Below is a block of records. Copy every line in it that contains the word "this".

---------- Listed records ----------

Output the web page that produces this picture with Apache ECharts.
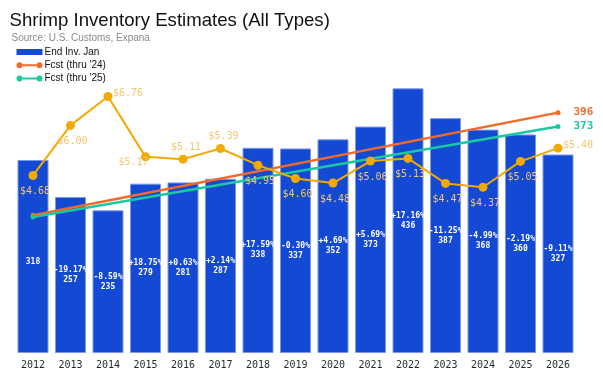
<!DOCTYPE html>
<html><head><meta charset="utf-8">
<script src="https://cdn.jsdelivr.net/npm/echarts@6/dist/echarts.min.js"></script>
<style>html,body{margin:0;padding:0;background:#fff}#c{width:603px;height:387px}</style>
</head><body><div id="c"></div>
<script>
const years = ['2012','2013','2014','2015','2016','2017','2018','2019','2020','2021','2022','2023','2024','2025','2026'];
const endInv = [318,257,235,279,281,287,338,337,352,373,436,387,368,360,327];
const pctChange = ['', '-19.17%','-8.59%','+18.75%','+0.63%','+2.14%','+17.59%','-0.30%','+4.69%','+5.69%','+17.16%','-11.25%','-4.99%','-2.19%','-9.11%'];
const price = [4.68,6.00,6.76,5.17,5.11,5.39,4.95,4.60,4.48,5.06,5.13,4.47,4.37,5.05,5.40];
const fcst24 = [227,null,null,null,null,null,null,null,null,null,null,null,null,null,396];
const fcst25 = [224,null,null,null,null,null,null,null,null,null,null,null,null,null,373];

const MONO = '"DejaVu Sans Mono", monospace';
const SANS = '"Liberation Sans", Arial, sans-serif';
const C_BAR = '#1349d3', C_24 = '#f26b2a', C_25 = '#19c9a0', C_P = '#f2a900', C_PL = '#f6c66e';

// label placement per point (style only)
const placeOf = i => (i === 2 || i === 14) ? 'right' : (i === 3 ? 'leftdown' : ((i === 4 || i === 5) ? 'up' : 'down'));
const offsets = {down:[2,16], up:[3,-12], right:[20,-3], leftdown:[-12,6]};
const priceData = price.map((v,i) => ({value: v, label: {offset: offsets[placeOf(i)]}}));

const endLabel = (color) => ({show: true, position: 'right', distance: 13, fontFamily: MONO, fontWeight: 'bold', fontSize: 11, color: color,
  formatter: p => p.dataIndex === years.length - 1 ? String(p.value) : ''});

const lineIcon = 'path://M0,3A3,3 0 1,1 6,3A3,3 0 1,1 0,3ZM6,2L20,2L20,4L6,4ZM20,3A3,3 0 1,1 26,3A3,3 0 1,1 20,3Z';

const chart = echarts.init(document.getElementById('c'), null, {renderer: 'canvas'});
chart.setOption({
  animation: false,
  title: [
    {text: 'Shrimp Inventory Estimates (All Types)', left: 4.5, top: 6.5, textStyle: {fontFamily: SANS, fontSize: 18.6, fontWeight: 'normal', color: '#111'}},
    {text: 'Source: U.S. Customs, Expana', left: 6.5, top: 28.5, textStyle: {fontFamily: SANS, fontSize: 10, fontWeight: 'normal', color: '#8a8a8a'}}
  ],
  legend: {
    orient: 'vertical', left: 11.5, top: 42, itemWidth: 26, itemHeight: 6, itemGap: 3.3,
    textStyle: {fontFamily: SANS, fontSize: 10, lineHeight: 10, color: '#111', padding: [0,0,0,-3]},
    data: [
      {name: 'End Inv. Jan', icon: 'rect', itemStyle: {color: C_BAR, borderWidth: 0}},
      {name: "Fcst (thru '24)", icon: lineIcon, itemStyle: {color: C_24, borderWidth: 0}},
      {name: "Fcst (thru '25)", icon: lineIcon, itemStyle: {color: C_25, borderWidth: 0}}
    ]
  },
  grid: {left: 14.25, right: 26.25, top: 49.5, bottom: 34},
  xAxis: {
    type: 'category', data: years, boundaryGap: true,
    axisLine: {show: false}, axisTick: {show: false},
    axisLabel: {fontFamily: MONO, fontSize: 10, color: '#1e2b26', margin: 7}
  },
  yAxis: [
    {type: 'value', min: 0, max: 500, show: false, splitLine: {show: false}},
    {type: 'value', min: 0, max: 8, show: false, splitLine: {show: false}}
  ],
  series: [
    {
      name: 'End Inv. Jan', type: 'bar', data: endInv, barWidth: 31,
      itemStyle: {color: C_BAR, borderColor: '#7b98ea', borderWidth: 1},
      label: {show: true, position: 'inside', fontFamily: MONO, fontWeight: 'bold', fontSize: 8, lineHeight: 10, color: '#fff',
        formatter: p => pctChange[p.dataIndex] + '\n' + p.value}
    },
    {
      name: "Fcst (thru '24)", type: 'line', data: fcst24, connectNulls: true, z: 3,
      symbol: 'circle', symbolSize: 5, showSymbol: true,
      lineStyle: {color: C_24, width: 2.5}, itemStyle: {color: C_24},
      label: endLabel(C_24)
    },
    {
      name: "Fcst (thru '25)", type: 'line', data: fcst25, connectNulls: true, z: 3,
      symbol: 'circle', symbolSize: 5, showSymbol: true,
      lineStyle: {color: C_25, width: 2.5}, itemStyle: {color: C_25},
      label: endLabel(C_25)
    },
    {
      name: 'Price', type: 'line', yAxisIndex: 1, data: priceData, z: 4,
      symbol: 'circle', symbolSize: 9,
      lineStyle: {color: C_P, width: 2}, itemStyle: {color: C_P},
      label: {show: true, position: 'inside', fontFamily: MONO, fontSize: 10, color: C_PL,
        formatter: p => '$' + Number(p.value).toFixed(2)}
    }
  ]
});
</script></body></html>
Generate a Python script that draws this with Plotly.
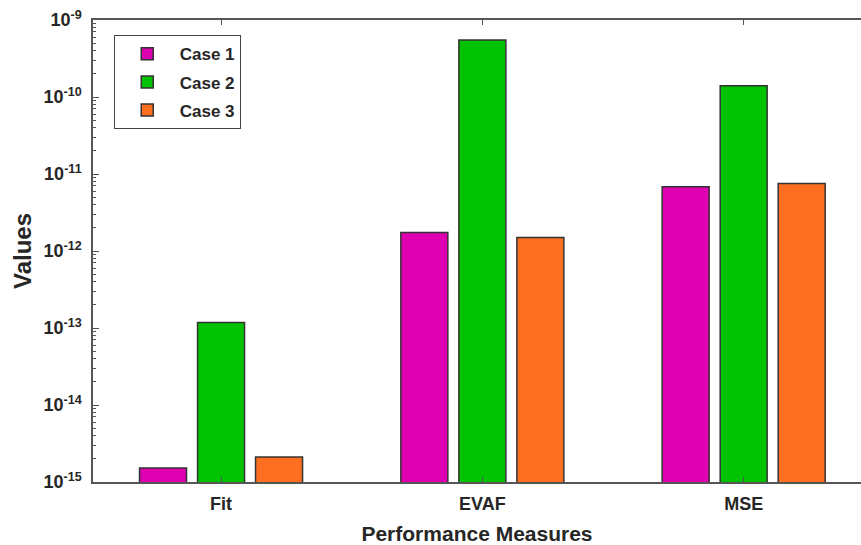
import plotly.graph_objects as go

categories = ["Fit", "EVAF", "MSE"]
series_names = ["Case 1", "Case 2", "Case 3"]
case1 = [1.52e-15, 1.74e-12, 6.83e-12]
case2 = [1.18e-13, 5.5e-10, 1.40e-10]
case3 = [2.11e-15, 1.50e-12, 7.55e-12]
colors = ["#DE00B0", "#00C200", "#FF6F22"]
y_tick_exps = [-15, -14, -13, -12, -11, -10, -9]

FONT = "Liberation Sans, Arial, sans-serif"

fig = go.Figure()
for name, vals, col in zip(series_names, [case1, case2, case3], colors):
    fig.add_trace(go.Bar(
        x=categories, y=vals, name=name, legendgroup=name,
        marker=dict(color=col, line=dict(color="#333333", width=1.5)),
    ))

minor_vals = [m * 10.0 ** e for e in range(-15, -9) for m in range(2, 10)]

fig.update_layout(
    width=861, height=545,
    margin=dict(l=93, r=0, t=20, b=63),
    paper_bgcolor="white", plot_bgcolor="white",
    barmode="group", bargap=0.334, bargroupgap=0.19,
    font=dict(family=FONT, color="#262626"),
    showlegend=True,
    legend=dict(
        x=0.027, y=0.967, xanchor="left", yanchor="top",
        bgcolor="white", bordercolor="#444444", borderwidth=1,
        itemwidth=55, tracegroupgap=3,
        font=dict(family=FONT, size=17, color="#262626", weight="bold"),
    ),
    xaxis=dict(
        range=[-0.49, 2.449], showline=True, linecolor="#555555", linewidth=1.5,
        mirror="allticks", ticks="inside", ticklen=5, tickcolor="#555555",
        automargin=False, ticklabelstandoff=5,
        tickfont=dict(family=FONT, size=18, color="#262626", weight="bold"),
        title=dict(text="Performance Measures", standoff=22,
                   font=dict(family=FONT, size=21, color="#262626", weight="bold")),
        showgrid=False,
    ),
    yaxis=dict(
        type="log", range=[-15, -9], showline=True, linecolor="#555555", linewidth=1.5,
        mirror=False, ticks="inside", ticklen=6, tickcolor="#555555",
        automargin=False, ticklabelstandoff=6, ticklabeloverflow="allow",
        tickvals=[10.0 ** e for e in y_tick_exps],
        ticktext=["10<sup>%d</sup>" % e for e in y_tick_exps],
        tickfont=dict(family=FONT, size=18, color="#262626", weight="bold"),
        minor=dict(tickvals=minor_vals, ticks="inside", ticklen=3, tickcolor="#555555"),
        title=dict(text="Values", standoff=5,
                   font=dict(family=FONT, size=24, color="#262626", weight="bold")),
        showgrid=False, zeroline=False,
    ),
)

fig.write_html("out.html", config={"displayModeBar": False},
               post_script="document.body.style.margin='0';")
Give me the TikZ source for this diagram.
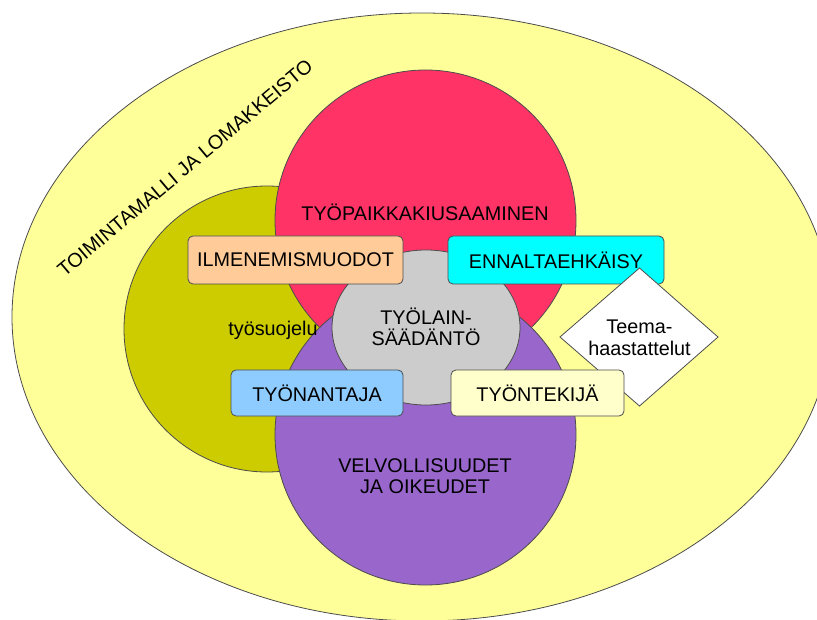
\documentclass[tikz,border=0pt]{standalone}
\usepackage{fontspec}
\setmainfont{Liberation Sans}

\definecolor{paleyellow}{HTML}{FFFF99}
\definecolor{oliveball}{HTML}{CCCC00}
\definecolor{redball}{HTML}{FF3366}
\definecolor{purpleball}{HTML}{9966CC}
\definecolor{greyball}{HTML}{CCCCCC}
\definecolor{peach}{HTML}{FFCC99}
\definecolor{cyanbox}{HTML}{00FFFF}
\definecolor{bluebox}{HTML}{8ECCFF}
\definecolor{creambox}{HTML}{FFFFCC}

\begin{document}
\begin{tikzpicture}[x=1pt, y=-1pt,
  edge/.style={draw=black!70, line width=0.8pt},
  box/.style={edge, rounded corners=5pt, inner sep=0pt, font=\fontsize{19.8}{22}\selectfont},
  lbl/.style={font=\fontsize{19.8}{21.5}\selectfont, align=center, inner sep=0pt}]
\useasboundingbox (0,0) rectangle (817,620);
\clip (0,0) rectangle (817,620);

% Outer ellipse and the four balls
\draw[edge, fill=paleyellow] (422,317) ellipse [x radius=410pt, y radius=304pt];
\draw[edge, fill=oliveball] (267,329) circle [radius=143pt];
\draw[edge, fill=redball] (425.5,220.5) circle [radius=150.5pt];
\draw[edge, fill=purpleball] (425.5,434.5) circle [radius=150.5pt];
\draw[edge, fill=greyball] (426,327.5) ellipse [x radius=94pt, y radius=77.5pt];

% Texts on the balls
\node[lbl, rotate=40] (toimintamalli) at (185,168) {TOIMINTAMALLI JA LOMAKKEISTO};
\node[lbl] (kiusaaminen) at (425,212) {TYÖPAIKKAKIUSAAMINEN};
\node[lbl] (tyosuojelu) at (273,330) {työsuojelu};
\node[lbl] (lainsaadanto) at (426,327) {TYÖLAIN-\\SÄÄDÄNTÖ};
\node[lbl] (velvollisuudet) at (425,476) {VELVOLLISUUDET\\JA OIKEUDET};

% Boxes
\node[box, fill=peach, minimum width=215pt, minimum height=48pt] (ilmenemis) at (295.5,260) {ILMENEMISMUODOT};
\node[box, fill=cyanbox, minimum width=216pt, minimum height=48pt] (ennalta) at (556,260) {ENNALTAEHKÄISY};
\node[box, fill=bluebox, minimum width=172pt, minimum height=46pt] (tyonantaja) at (317,393) {TYÖNANTAJA};

% Diamond
\draw[edge, fill=white] (560,337) -- (639.5,268) -- (718,337) -- (639.5,406) -- cycle;
\node[lbl] (teema) at (639.5,338) {Teema-\\haastattelut};

\node[box, fill=creambox, minimum width=173pt, minimum height=46pt] (tyontekija) at (537.5,393) {TYÖNTEKIJÄ};
\end{tikzpicture}
\end{document}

----------

Result below:
Output the web page that produces this picture with Apache ECharts.
Generate a Python script that draws this with Plotly.
Give me the TikZ source for this diagram.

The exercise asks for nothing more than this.